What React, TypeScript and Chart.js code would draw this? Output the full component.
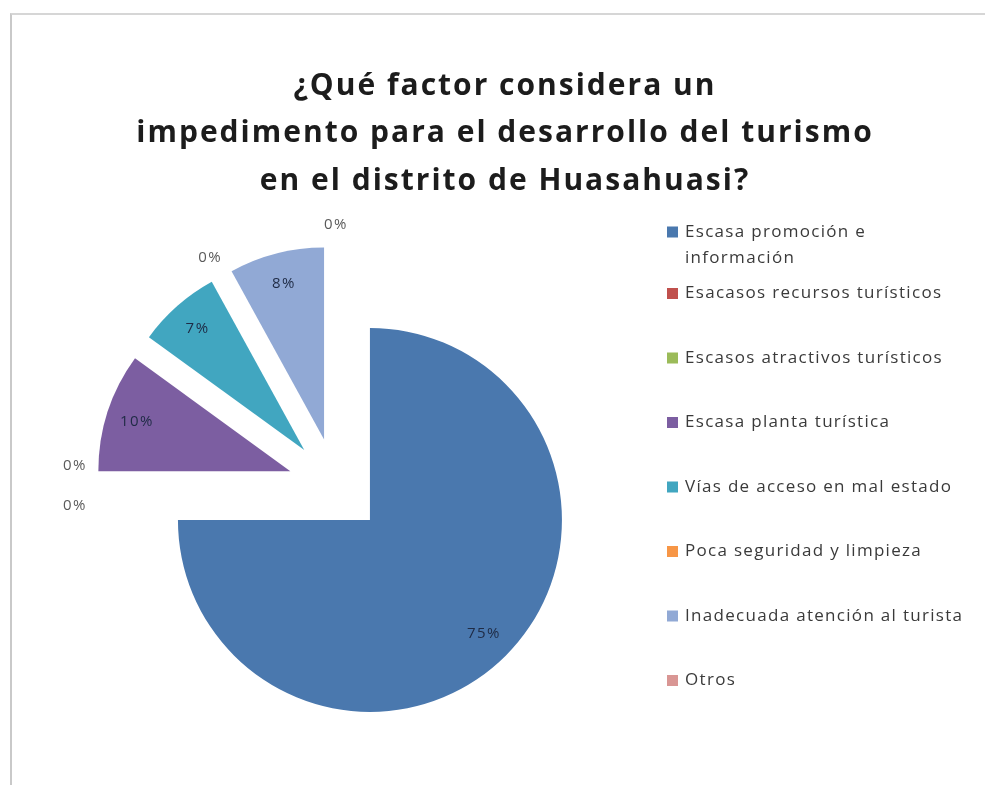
import React, { useEffect, useRef } from 'react';
import { Chart, registerables } from 'chart.js';

Chart.register(...registerables);

const TITLE_LINES = [
  '¿Qué factor considera un',
  'impedimento para el desarrollo del turismo',
  'en el distrito de Huasahuasi?',
];

const CATEGORIES = [
  'Escasa promoción e información',
  'Esacasos recursos turísticos',
  'Escasos atractivos turísticos',
  'Escasa planta turística',
  'Vías de acceso en mal estado',
  'Poca seguridad y limpieza',
  'Inadecuada atención al turista',
  'Otros',
];

const LEGEND_LABELS = [
  ['Escasa promoción e', 'información'],
  ['Esacasos recursos turísticos'],
  ['Escasos atractivos turísticos'],
  ['Escasa planta turística'],
  ['Vías de acceso en mal estado'],
  ['Poca seguridad y limpieza'],
  ['Inadecuada atención al turista'],
  ['Otros'],
];

const PERCENT_VALUES = [75, 0, 0, 10, 7, 0, 8, 0];

const SLICE_COLORS = [
  '#4a78ae',
  '#c0504d',
  '#9bbb59',
  '#7c5ea1',
  '#41a6c0',
  '#f79646',
  '#91a9d5',
  '#d99694',
];

const EXPLODE = 48;
const FONT = '"Open Sans", "Noto Sans", sans-serif';

function arcGeom(arc: any) {
  const p = arc.getProps(['x', 'y', 'startAngle', 'endAngle', 'outerRadius'], true);
  const mid = (p.startAngle + p.endAngle) / 2;
  const cx = p.x + Math.cos(mid) * EXPLODE;
  const cy = p.y + Math.sin(mid) * EXPLODE;
  return { ...p, mid, cx, cy };
}

const explodedPiePlugin = {
  id: 'explodedPie',
  beforeDatasetsDraw(chart: any) {
    const ctx = chart.ctx;
    const meta = chart.getDatasetMeta(0);
    meta.data.forEach((arc: any) => {
      const g = arcGeom(arc);
      if (g.endAngle - g.startAngle <= 0) return;
      ctx.save();
      ctx.beginPath();
      ctx.moveTo(g.cx, g.cy);
      ctx.arc(g.cx, g.cy, g.outerRadius, g.startAngle, g.endAngle);
      ctx.closePath();
      ctx.fillStyle = arc.options.backgroundColor;
      ctx.fill();
      ctx.restore();
    });
    return false;
  },
};

const labelsPlugin = {
  id: 'sliceLabels',
  afterDraw(chart: any) {
    const ctx = chart.ctx;
    const meta = chart.getDatasetMeta(0);
    const values = chart.data.datasets[0].data as number[];
    const groups: Record<string, number[]> = {};
    values.forEach((v, i) => {
      if (v === 0) {
        const key = arcGeom(meta.data[i]).mid.toFixed(4);
        (groups[key] = groups[key] || []).push(i);
      }
    });
    ctx.save();
    ctx.textAlign = 'center';
    ctx.textBaseline = 'middle';
    (ctx as any).letterSpacing = '1.5px';
    meta.data.forEach((arc: any, i: number) => {
      const g = arcGeom(arc);
      const v = values[i];
      const dx = Math.cos(g.mid);
      const dy = Math.sin(g.mid);
      let x: number;
      let y: number;
      if (v > 0) {
        x = g.cx + dx * g.outerRadius * 0.84;
        y = g.cy + dy * g.outerRadius * 0.84;
        ctx.fillStyle = '#1f2b45';
      } else {
        const grp = groups[g.mid.toFixed(4)];
        const k = grp.indexOf(i) - (grp.length - 1) / 2;
        x = g.cx + dx * (g.outerRadius + 21) + dy * k * 40;
        y = g.cy + dy * (g.outerRadius + 21) - dx * k * 40;
        ctx.fillStyle = '#5a5a5a';
      }
      ctx.font = `15px ${FONT}`;
      ctx.fillText(`${v}%`, x, y);
    });
    ctx.restore();
  },
};

const titlePlugin = {
  id: 'customTitle',
  afterDraw(chart: any) {
    const ctx = chart.ctx;
    ctx.save();
    ctx.fillStyle = '#1c1c1c';
    ctx.textAlign = 'center';
    ctx.textBaseline = 'middle';
    ctx.font = `bold 30px ${FONT}`;
    (ctx as any).letterSpacing = '2px';
    TITLE_LINES.forEach((line, j) => {
      ctx.fillText(line, 505, 86 + j * 47.5);
    });
    ctx.restore();
  },
};

const legendPlugin = {
  id: 'customLegend',
  afterDraw(chart: any) {
    const ctx = chart.ctx;
    const colors = chart.data.datasets[0].backgroundColor as string[];
    ctx.save();
    ctx.textAlign = 'left';
    ctx.textBaseline = 'middle';
    ctx.font = `17px ${FONT}`;
    (ctx as any).letterSpacing = '1.3px';
    let y = 232;
    LEGEND_LABELS.forEach((lines, i) => {
      ctx.fillStyle = colors[i];
      ctx.fillRect(667, y - 5.5, 11, 11);
      ctx.fillStyle = '#3a3a3a';
      lines.forEach((ln, j) => ctx.fillText(ln, 685, y + j * 26));
      y += i === 0 ? 61.5 : 64.5;
    });
    ctx.restore();
  },
};

export default function App() {
  const ref = useRef<HTMLCanvasElement | null>(null);
  useEffect(() => {
    document.body.style.margin = '0';
    const canvas = ref.current;
    if (!canvas) return;
    const chart = new Chart(canvas, {
      type: 'pie',
      data: {
        labels: CATEGORIES,
        datasets: [
          {
            data: PERCENT_VALUES,
            backgroundColor: SLICE_COLORS,
            borderWidth: 0,
          },
        ],
      },
      options: {
        responsive: false,
        maintainAspectRatio: false,
        animation: false,
        devicePixelRatio: 1,
        radius: 192,
        layout: { padding: { left: 0, right: 313, top: 187, bottom: 0 } },
        plugins: {
          legend: { display: false },
          title: { display: false },
          tooltip: { enabled: false },
        },
      } as any,
      plugins: [explodedPiePlugin, labelsPlugin, titlePlugin, legendPlugin],
    });
    return () => chart.destroy();
  }, []);

  return (
    <div style={{ position: 'relative', width: 985, height: 785, overflow: 'hidden', background: '#fff' }}>
      <canvas ref={ref} width={985} height={785} style={{ position: 'absolute', left: 0, top: 0, width: 985, height: 785 }} />
      <div
        style={{
          position: 'absolute',
          left: 10,
          top: 13,
          width: 1000,
          height: 800,
          borderLeft: '2px solid #c9c9c9',
          borderTop: '2px solid #d6d6d6',
          pointerEvents: 'none',
        }}
      />
    </div>
  );
}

+===+

Output the data exactly. Pictures don't belong in the result.

What React, TypeScript and Chart.js code would draw this? Output the full component.
import React, { useEffect, useRef } from 'react';
import { Chart, registerables } from 'chart.js';

Chart.register(...registerables);

const TITLE_LINES = [
  '¿Qué factor considera un',
  'impedimento para el desarrollo del turismo',
  'en el distrito de Huasahuasi?',
];

const CATEGORIES = [
  'Escasa promoción e información',
  'Esacasos recursos turísticos',
  'Escasos atractivos turísticos',
  'Escasa planta turística',
  'Vías de acceso en mal estado',
  'Poca seguridad y limpieza',
  'Inadecuada atención al turista',
  'Otros',
];

const LEGEND_LABELS = [
  ['Escasa promoción e', 'información'],
  ['Esacasos recursos turísticos'],
  ['Escasos atractivos turísticos'],
  ['Escasa planta turística'],
  ['Vías de acceso en mal estado'],
  ['Poca seguridad y limpieza'],
  ['Inadecuada atención al turista'],
  ['Otros'],
];

const PERCENT_VALUES = [75, 0, 0, 10, 7, 0, 8, 0];

const SLICE_COLORS = [
  '#4a78ae',
  '#c0504d',
  '#9bbb59',
  '#7c5ea1',
  '#41a6c0',
  '#f79646',
  '#91a9d5',
  '#d99694',
];

const EXPLODE = 48;
const FONT = '"Open Sans", "Noto Sans", sans-serif';

function arcGeom(arc: any) {
  const p = arc.getProps(['x', 'y', 'startAngle', 'endAngle', 'outerRadius'], true);
  const mid = (p.startAngle + p.endAngle) / 2;
  const cx = p.x + Math.cos(mid) * EXPLODE;
  const cy = p.y + Math.sin(mid) * EXPLODE;
  return { ...p, mid, cx, cy };
}

const explodedPiePlugin = {
  id: 'explodedPie',
  beforeDatasetsDraw(chart: any) {
    const ctx = chart.ctx;
    const meta = chart.getDatasetMeta(0);
    meta.data.forEach((arc: any) => {
      const g = arcGeom(arc);
      if (g.endAngle - g.startAngle <= 0) return;
      ctx.save();
      ctx.beginPath();
      ctx.moveTo(g.cx, g.cy);
      ctx.arc(g.cx, g.cy, g.outerRadius, g.startAngle, g.endAngle);
      ctx.closePath();
      ctx.fillStyle = arc.options.backgroundColor;
      ctx.fill();
      ctx.restore();
    });
    return false;
  },
};

const labelsPlugin = {
  id: 'sliceLabels',
  afterDraw(chart: any) {
    const ctx = chart.ctx;
    const meta = chart.getDatasetMeta(0);
    const values = chart.data.datasets[0].data as number[];
    const groups: Record<string, number[]> = {};
    values.forEach((v, i) => {
      if (v === 0) {
        const key = arcGeom(meta.data[i]).mid.toFixed(4);
        (groups[key] = groups[key] || []).push(i);
      }
    });
    ctx.save();
    ctx.textAlign = 'center';
    ctx.textBaseline = 'middle';
    (ctx as any).letterSpacing = '1.5px';
    meta.data.forEach((arc: any, i: number) => {
      const g = arcGeom(arc);
      const v = values[i];
      const dx = Math.cos(g.mid);
      const dy = Math.sin(g.mid);
      let x: number;
      let y: number;
      if (v > 0) {
        x = g.cx + dx * g.outerRadius * 0.84;
        y = g.cy + dy * g.outerRadius * 0.84;
        ctx.fillStyle = '#1f2b45';
      } else {
        const grp = groups[g.mid.toFixed(4)];
        const k = grp.indexOf(i) - (grp.length - 1) / 2;
        x = g.cx + dx * (g.outerRadius + 21) + dy * k * 40;
        y = g.cy + dy * (g.outerRadius + 21) - dx * k * 40;
        ctx.fillStyle = '#5a5a5a';
      }
      ctx.font = `15px ${FONT}`;
      ctx.fillText(`${v}%`, x, y);
    });
    ctx.restore();
  },
};

const titlePlugin = {
  id: 'customTitle',
  afterDraw(chart: any) {
    const ctx = chart.ctx;
    ctx.save();
    ctx.fillStyle = '#1c1c1c';
    ctx.textAlign = 'center';
    ctx.textBaseline = 'middle';
    ctx.font = `bold 30px ${FONT}`;
    (ctx as any).letterSpacing = '2px';
    TITLE_LINES.forEach((line, j) => {
      ctx.fillText(line, 505, 86 + j * 47.5);
    });
    ctx.restore();
  },
};

const legendPlugin = {
  id: 'customLegend',
  afterDraw(chart: any) {
    const ctx = chart.ctx;
    const colors = chart.data.datasets[0].backgroundColor as string[];
    ctx.save();
    ctx.textAlign = 'left';
    ctx.textBaseline = 'middle';
    ctx.font = `17px ${FONT}`;
    (ctx as any).letterSpacing = '1.3px';
    let y = 232;
    LEGEND_LABELS.forEach((lines, i) => {
      ctx.fillStyle = colors[i];
      ctx.fillRect(667, y - 5.5, 11, 11);
      ctx.fillStyle = '#3a3a3a';
      lines.forEach((ln, j) => ctx.fillText(ln, 685, y + j * 26));
      y += i === 0 ? 61.5 : 64.5;
    });
    ctx.restore();
  },
};

export default function App() {
  const ref = useRef<HTMLCanvasElement | null>(null);
  useEffect(() => {
    document.body.style.margin = '0';
    const canvas = ref.current;
    if (!canvas) return;
    const chart = new Chart(canvas, {
      type: 'pie',
      data: {
        labels: CATEGORIES,
        datasets: [
          {
            data: PERCENT_VALUES,
            backgroundColor: SLICE_COLORS,
            borderWidth: 0,
          },
        ],
      },
      options: {
        responsive: false,
        maintainAspectRatio: false,
        animation: false,
        devicePixelRatio: 1,
        radius: 192,
        layout: { padding: { left: 0, right: 313, top: 187, bottom: 0 } },
        plugins: {
          legend: { display: false },
          title: { display: false },
          tooltip: { enabled: false },
        },
      } as any,
      plugins: [explodedPiePlugin, labelsPlugin, titlePlugin, legendPlugin],
    });
    return () => chart.destroy();
  }, []);

  return (
    <div style={{ position: 'relative', width: 985, height: 785, overflow: 'hidden', background: '#fff' }}>
      <canvas ref={ref} width={985} height={785} style={{ position: 'absolute', left: 0, top: 0, width: 985, height: 785 }} />
      <div
        style={{
          position: 'absolute',
          left: 10,
          top: 13,
          width: 1000,
          height: 800,
          borderLeft: '2px solid #c9c9c9',
          borderTop: '2px solid #d6d6d6',
          pointerEvents: 'none',
        }}
      />
    </div>
  );
}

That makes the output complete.